One of the great benefits of the Web is its flexibility. One person can create a page on their server and include links to others' pages on other servers. These links can even include links to images on other servers. Unfortunately, if you have popular images, you may not appreciate this last feature. Say, for example, you are an artist and you display your images on your web site. You may not want other sites to include your artwork in their web pages simply by including image links pointing to your server. One solution, shown in Example 3-5, is to check the URL that referred the user to the image via the Referer HTTP header field.[5]

[5]The Referer header is not as reliable as you might hope. Not all browsers provide it, and as we will see in Chapter 8, "Security", it's possible for clients to provide a false Referer header. However, in this scenario, the culprits are other servers, not the users themselves, and it is not possible for other servers to cause clients to provide false headers.

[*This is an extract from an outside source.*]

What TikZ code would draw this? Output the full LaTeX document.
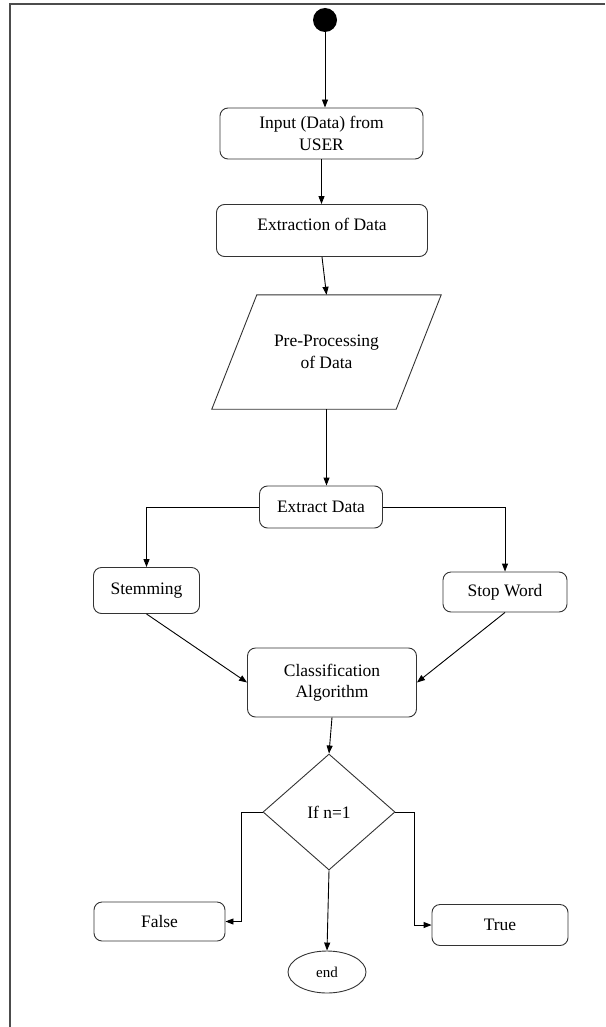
\documentclass[tikz,border=0pt]{standalone}
\usepackage{fontspec}
\setmainfont{Liberation Serif}
\usetikzlibrary{shapes.geometric,arrows.meta}
\tikzset{
 procbox/.style={draw=black!80,line width=0.9pt,rounded corners=8pt,align=center,inner sep=2pt},
 flow/.style={line width=0.9pt,-{Triangle[length=8pt,width=6pt]}},
}
\begin{document}
\begin{tikzpicture}[x=1pt,y=-1pt,font=\fontsize{17.5}{21.5}\selectfont]
\useasboundingbox (0,0) rectangle (605,1027);
\draw[line width=2pt,black!70] (605,4) -- (10,4) -- (10,1027);
% nodes
\node[circle,fill=black,minimum size=24pt,inner sep=0pt] (start) at (325,20) {};
\node[procbox,minimum width=203pt,minimum height=51pt] (input) at (321.5,133.5) {Input (Data) from\\USER};
\node[procbox,minimum width=211pt,minimum height=52pt,text depth=13pt] (extraction) at (322,230.5) {Extraction of Data};
\node[minimum width=229pt,minimum height=114pt,align=center,inner sep=0pt] (preproc) at (326.5,352) {Pre-Processing\\of Data};
\draw[black!80,line width=0.9pt] ([xshift=45pt]preproc.north west) -- (preproc.north east)
 -- ([xshift=-45pt]preproc.south east) -- (preproc.south west) -- cycle;
\node[procbox,minimum width=123pt,minimum height=42pt] (extract) at (321,507) {Extract Data};
\node[procbox,minimum width=106pt,minimum height=46pt] (stem) at (146.5,590.5) {Stemming};
\node[procbox,minimum width=124pt,minimum height=40pt] (stop) at (505,592) {Stop Word};
\node[procbox,minimum width=169pt,minimum height=69pt] (classif) at (332,682.5) {Classification\\Algorithm};
\node[draw=black!80,line width=0.9pt,diamond,aspect=1.14,minimum width=132pt,minimum height=116pt,inner sep=0pt] (decision) at (329,812) {If n=1};
\node[procbox,minimum width=131pt,minimum height=39pt] (false) at (159.5,921.5) {False};
\node[procbox,minimum width=136pt,minimum height=41pt] (true) at (500,925) {True};
\node[draw=black!80,line width=0.9pt,ellipse,minimum width=78pt,minimum height=42pt,inner sep=0pt,
 font=\fontsize{15}{18}\selectfont] (end) at (327,972) {end};
% connectors
\draw[flow] (start) -- (start |- input.north);
\draw[flow] (input.south) -- (input.south |- extraction.north);
\draw[flow] (extraction.south) -- (preproc.north);
\draw[flow] (preproc.south) -- (preproc.south |- extract.north);
\draw[flow] (extract.west) -| (stem.north);
\draw[flow] (extract.east) -| (stop.north);
\draw[flow] (stem.south) -- (classif.west);
\draw[flow] (stop.south) -- (classif.east);
\draw[flow] (classif.south) -- (decision.north);
\draw[flow] (decision.west) -- ++(-21,0) |- (false.east);
\draw[flow] (decision.east) -- ++(19,0) |- (true.west);
\draw[flow] (decision.south) -- (end.north);
\end{tikzpicture}
\end{document}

Example 3-5. check_referer.cgi

#!/usr/bin/perl -wT

use strict;

# The directory where images are stored; this shouldn't be in the 
# server's doc tree so users can't browse images except via this script.
my $image_dir = "/usr/local/apache/data/images";

my $referer  = $ENV{HTTP_REFERER};
my $hostname = quotemeta( $ENV{HTTP_HOST} || $ENV{SERVER_NAME} );

if ( $referer and $referer !~ m|^http://$hostname/| ) {
    display_image( "copyright.gif" );
}
else {
    # Verify that the image name doesn't contain any unsafe characters.
    my( $image_file ) = $ENV{PATH_INFO} =~ /^([\w+.]+)$/ or
        not_found(  );
    display_image( $image_file );
}
sub display_image {
    my $file = shift;
    my $full_path = "$image_dir/$file";
    
    # We'll simply report that the file isn't found if we can't open it.
    open IMAGE, $full_path or not_found(  );
    
    print "Pragma: no-cache\n";
    print "Content-type: image/gif\n\n";
    
    binmode;
    my $buffer = "";
    while ( read( IMAGE, $buffer, 16_384 ) ) {
        print $buffer;
    }
    close IMAGE;
}

sub not_found {
    print <<END_OF_ERROR;
Status: 404 Not Found
Content-type: text/html

<html>
<head>
  <title>File Not Found</title>
</head>

<body>
  <h1>File Not Found</h1>
  
  <p>Sorry, but you requested an image that could not be found. 
    Please check the URL you entered and try again.</p>
</body>
</html>
END_OF_ERROR
    
    exit;
}

This script displays an image with a copyright notice if the user came from a different web site. For the copyright notice, the script assumes that there is a file called copyright.gif in the same directory as the other images. Not all browsers implement the Referer HTTP header, and we don't want visitors using these browsers to get the wrong image in error. So we only display the copyright image if the user both presents a Referer header and it is from a different server. Also, we have to be conscious of caching on the Web. Browsers might cache images, and they may be behind any number of proxy servers that also implement their own caches. Thus, we output an additional header to request that this message not be cached. This should avoid the user getting a cached copyright notice image when they visit the real site. If you are especially paranoid (and do not mind the extra traffic it causes), then you could also output a Pragma: no-cache header for the real images too.

If the image is not found, it sends a response with a 404 status. You may wonder why it would send an HTML message when it was likely the request was the result of an image tag and the browser is planning on displaying the response as an image in an HTML page. Actually, neither web servers nor CGI scripts have any way of determining the context of any request. Web servers always display 404 errors when they cannot locate a resource. In this case the browser will likely display an icon, such as a broken image, to indicate that there was an error. If the user chooses to view the image separately by directly referencing it, he or she will see the error message.

This solution should stop casual hijackers. It won't stop thieves. It's always possible for someone to visit your site, download your images, and put copies of them up on their own site.